Raising the Foreign Stones
The five Sarsen Trilithons already mentioned were raised into position from the inside of the circle. Investigation has shown this to be a fact. It therefore stands to reason that the Foreign Stones were erected last, and not first as has so often been supposed.
This is a hard saying, for it at once negatives the picturesque legend that the Foreign Stones were a stone circle brought from Ireland, and erected by a colonial tribe, who afterwards gave dignity to their primitive temple by the erection of stately Trilithons. Furthermore, the débris of the ancient mason reveals chippings of Sarsen and Foreign Stone intermingled so thoroughly as to preclude any idea of two separate periods of building. Stonehenge, therefore, was erected at one date and continuously.

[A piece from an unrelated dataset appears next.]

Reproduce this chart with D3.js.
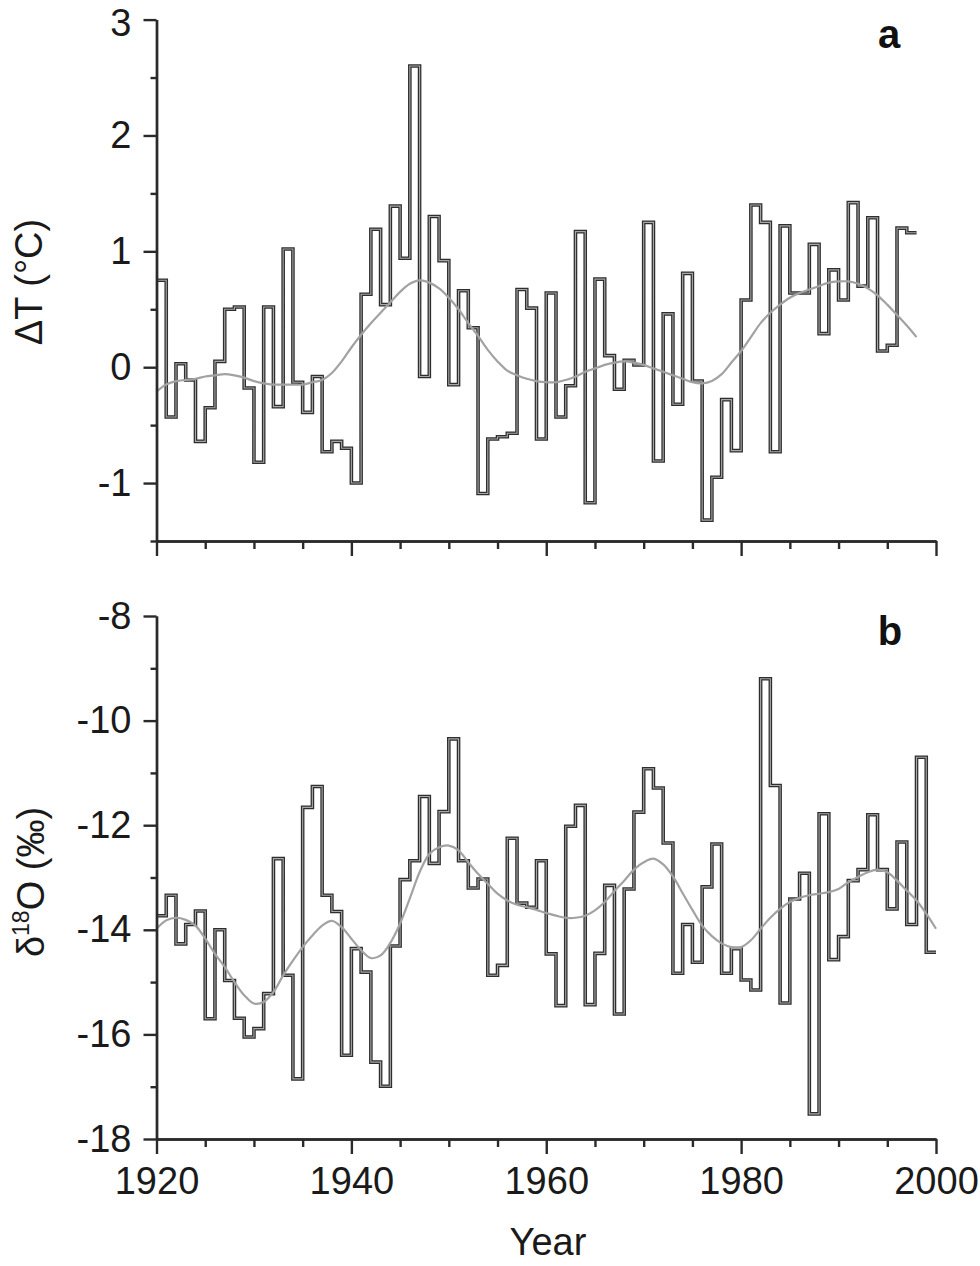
<!DOCTYPE html>
<html><head><meta charset="utf-8">
<script src="https://cdn.jsdelivr.net/npm/d3@7"></script>
<style>body{margin:0;background:#fff} svg{display:block}</style>
</head><body><svg id="c" width="980" height="1266"></svg>
<script>
// ---------- DATA ----------
const tempStartYear = 1920;
const tempValues = [
  0.75,-0.43,0.03,-0.11,-0.64,-0.35,0.05,0.50,0.52,-0.18,
 -0.82,0.52,-0.34,1.02,-0.13,-0.39,-0.08,-0.73,-0.64,-0.70,
 -1.00,0.63,1.19,0.54,1.39,0.94,2.60,-0.08,1.30,0.92,
 -0.15,0.66,0.34,-1.09,-0.62,-0.60,-0.57,0.67,0.51,-0.62,
  0.64,-0.43,-0.16,1.17,-1.17,0.76,0.10,-0.19,0.06,0.02,
  1.25,-0.81,0.46,-0.32,0.81,-0.12,-1.32,-0.95,-0.28,-0.72,
  0.58,1.40,1.25,-0.73,1.22,0.64,0.64,1.06,0.29,0.84,
  0.58,1.42,0.70,1.29,0.14,0.19,1.20,1.16
];
const tempSmooth = [
 -0.21,-0.15,-0.12,-0.11,-0.10,-0.08,-0.07,-0.06,-0.07,-0.09,
 -0.12,-0.14,-0.15,-0.15,-0.15,-0.15,-0.13,-0.11,-0.05,0.05,
  0.17,0.28,0.38,0.47,0.56,0.65,0.72,0.75,0.73,0.68,
  0.60,0.50,0.38,0.27,0.15,0.05,-0.03,-0.07,-0.10,-0.12,
 -0.13,-0.13,-0.11,-0.08,-0.04,-0.01,0.02,0.04,0.05,0.04,
  0.02,-0.01,-0.04,-0.07,-0.10,-0.13,-0.14,-0.12,-0.06,0.04,
  0.14,0.26,0.38,0.47,0.54,0.60,0.64,0.67,0.70,0.73,
  0.74,0.74,0.72,0.68,0.62,0.54,0.45,0.36,0.26
];
const isoStartYear = 1920;
const isoValues = [
 -13.73,-13.34,-14.27,-13.90,-13.64,-15.70,-14.00,-14.97,-15.69,-16.05,
 -15.89,-15.22,-12.64,-14.87,-16.85,-11.66,-11.26,-13.34,-13.65,-16.40,
 -14.36,-14.81,-16.53,-16.99,-14.31,-13.04,-12.68,-11.45,-12.73,-11.74,
 -10.35,-12.68,-13.20,-13.03,-14.87,-14.68,-12.25,-13.49,-13.57,-12.68,
 -14.46,-15.45,-12.02,-11.62,-15.43,-14.45,-13.15,-15.61,-13.22,-11.75,
 -10.92,-11.29,-12.34,-14.83,-13.90,-14.62,-13.18,-12.36,-14.83,-14.36,
 -14.96,-15.15,-9.20,-11.24,-15.40,-13.41,-12.92,-17.52,-11.78,-14.57,
 -14.13,-13.06,-12.85,-11.80,-12.85,-13.60,-12.32,-13.90,-10.70,-14.43
];
const isoSmooth = [
 -13.98,-13.82,-13.77,-13.81,-13.92,-14.17,-14.46,-14.71,-15.00,-15.25,
 -15.41,-15.38,-15.19,-14.87,-14.59,-14.33,-14.11,-13.92,-13.83,-13.95,
 -14.17,-14.39,-14.54,-14.49,-14.25,-13.88,-13.40,-12.90,-12.55,-12.42,
 -12.39,-12.48,-12.71,-12.93,-13.12,-13.31,-13.44,-13.52,-13.57,-13.62,
 -13.68,-13.73,-13.77,-13.77,-13.73,-13.63,-13.47,-13.26,-13.06,-12.85,
 -12.71,-12.64,-12.75,-12.98,-13.30,-13.62,-13.92,-14.12,-14.26,-14.33,
 -14.33,-14.20,-13.98,-13.77,-13.60,-13.47,-13.39,-13.34,-13.31,-13.28,
 -13.22,-13.09,-12.99,-12.90,-12.85,-12.90,-13.06,-13.25,-13.44,-13.69,
 -13.98
];
const xMajorTicks = [1920,1940,1960,1980,2000];
const xMinorTicks = [1925,1930,1935,1945,1950,1955,1965,1970,1975,1985,1990,1995];
const tempMajorTicks = [-1,0,1,2,3];
const tempMinorTicks = [-1.5,-0.5,0.5,1.5,2.5];
const isoMajorTicks = [-18,-16,-14,-12,-10,-8];
const isoMinorTicks = [-17,-15,-13,-11,-9];

// ---------- DRAW ----------
const FONT = "'Liberation Sans', Arial, Helvetica, sans-serif";
const svg = d3.select("#c");
const x = d3.scaleLinear().domain([1920, 2000]).range([156.5, 936]);
const yT = d3.scaleLinear().domain([-1.5, 3]).range([541, 19.6]);
const yO = d3.scaleLinear().domain([-18, -8]).range([1139, 616]);

function stepData(start, vals){
  const d = vals.map((v,i)=>[start+i, v]);
  d.push([start+vals.length, vals[vals.length-1]]);
  return d;
}
function smoothData(start, vals){ return vals.map((v,i)=>[start+i, v]); }

function panel(y, majorY, minorY, vals, start, smooth, showXLabels){
  const g = svg.append("g");
  const stepLine = d3.line().x(d=>x(d[0])).y(d=>y(d[1])).curve(d3.curveStepAfter);
  const sd = stepData(start, vals);
  g.append("path").attr("d", stepLine(sd)).attr("fill","none")
    .attr("stroke","#2e2e2e").attr("stroke-width",3.6).attr("stroke-linejoin","miter");
  g.append("path").attr("d", stepLine(sd)).attr("fill","none")
    .attr("stroke","#a8a8a8").attr("stroke-width",1.1).attr("stroke-linejoin","miter");
  const sm = d3.line().x(d=>x(d[0])).y(d=>y(d[1])).curve(d3.curveCatmullRom);
  g.append("path").attr("d", sm(smoothData(start, smooth))).attr("fill","none")
    .attr("stroke","#a2a2a2").attr("stroke-width",2.2);

  const y0 = y.range()[0];
  const axStyle = sel => {
    sel.selectAll("path,line").attr("stroke","#2a2a2a").attr("stroke-width",2.4);
    sel.selectAll("text").attr("font-family",FONT).attr("font-size",38).attr("fill","#1a1a1a");
  };
  g.append("g").attr("transform",`translate(0,${y0})`)
    .call(d3.axisBottom(x).tickValues(xMinorTicks).tickSize(8).tickSizeOuter(0).tickFormat(""))
    .call(axStyle);
  g.append("g").attr("transform",`translate(0,${y0})`)
    .call(d3.axisBottom(x).tickValues(xMajorTicks).tickSize(15).tickSizeOuter(0).tickPadding(13)
      .tickFormat(showXLabels ? d3.format("d") : ""))
    .call(axStyle);
  g.append("g").attr("transform",`translate(${x.range()[0]},0)`)
    .call(d3.axisLeft(y).tickValues(minorY).tickSize(6).tickSizeOuter(0).tickFormat(""))
    .call(axStyle);
  g.append("g").attr("transform",`translate(${x.range()[0]},0)`)
    .call(d3.axisLeft(y).tickValues(majorY).tickSize(13).tickSizeOuter(0).tickPadding(12)
      .tickFormat(d => d3.format("d")(d).replace("−","-")))
    .call(axStyle);
  return g;
}

panel(yT, tempMajorTicks, tempMinorTicks, tempValues, tempStartYear, tempSmooth, false);
panel(yO, isoMajorTicks, isoMinorTicks, isoValues, isoStartYear, isoSmooth, true);

// keep the top "3" label inside the canvas
svg.selectAll("text").filter(function(){ return this.textContent === "3"; }).attr("dy","0.42em");

svg.append("text").attr("x",889).attr("y",48).attr("text-anchor","middle")
  .attr("font-family",FONT).attr("font-size",40).attr("font-weight","bold").attr("fill","#111").text("a");
svg.append("text").attr("x",890).attr("y",645).attr("text-anchor","middle")
  .attr("font-family",FONT).attr("font-size",40).attr("font-weight","bold").attr("fill","#111").text("b");

svg.append("text").attr("transform","translate(42,282) rotate(-90)").attr("text-anchor","middle")
  .attr("font-family",FONT).attr("font-size",38).attr("fill","#1a1a1a").text("ΔT (°C)");
const t2 = svg.append("text").attr("transform","translate(44,882) rotate(-90)").attr("text-anchor","middle")
  .attr("font-family",FONT).attr("font-size",38).attr("fill","#1a1a1a");
t2.append("tspan").text("δ");
t2.append("tspan").attr("font-size",23).attr("dy",-15).text("18");
t2.append("tspan").attr("dy",15).text("O (‰)");
svg.append("text").attr("x",548).attr("y",1255).attr("text-anchor","middle")
  .attr("font-family",FONT).attr("font-size",38).attr("fill","#1a1a1a").text("Year");
</script></body></html>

It is a question, as yet, if the outer Sarsen Trilithons were erected from the outside or the inside of the circle.
It has not been possible, in the foregoing brief description, to enter into minute detail, but it is hoped that sufficient has been said to show the stages by which the work of building was approached.
First, the rough trimming of the Sarsen, as it lay upon the Down, then its transport to the spot, its final dressing, and the preparation of its foundation, followed by those anxious days during which the builders toiled as they raised it aloft; the feverish haste with which they rammed and packed the loose rubble about its foot, casting in their mauls and implements to wedge and fix it securely on its base: and last of all, the final effort of raising the impost on its wooden bed, rising now on this side, now on that, as the packings were inserted beneath the levered stone. What a contrast to the Stonehenge of to-day—abandoned and silent on the fast vanishing Plain of Salisbury. Yesterday, it was the workplace of a teeming hive of masons, the air filled with the tap of the smaller hammers dressing the stone faces, with the sullen thud of the big maul pounding the face of a newly arrived Sarsen, while the faint muffled "peck" of the deer's horn told of trench workers dressing down a chalk face to receive the thrust of the monolith, while high above the steady tap of the picks and hammers came the sounds of an unknown tongue raised now in command, now in argument, or encouragement as the work went on.
WHEN WAS STONEHENGE ERECTED?[ToC]
Until comparatively recent years, the date of Stonehenge was a subject for speculation, and so fascinating did it prove that it attracted the attention of a vast number of minor authorities, who in the face of no definite data on which to base their theses, set the date of Stonehenge at almost any period except that to which it has been proved to belong.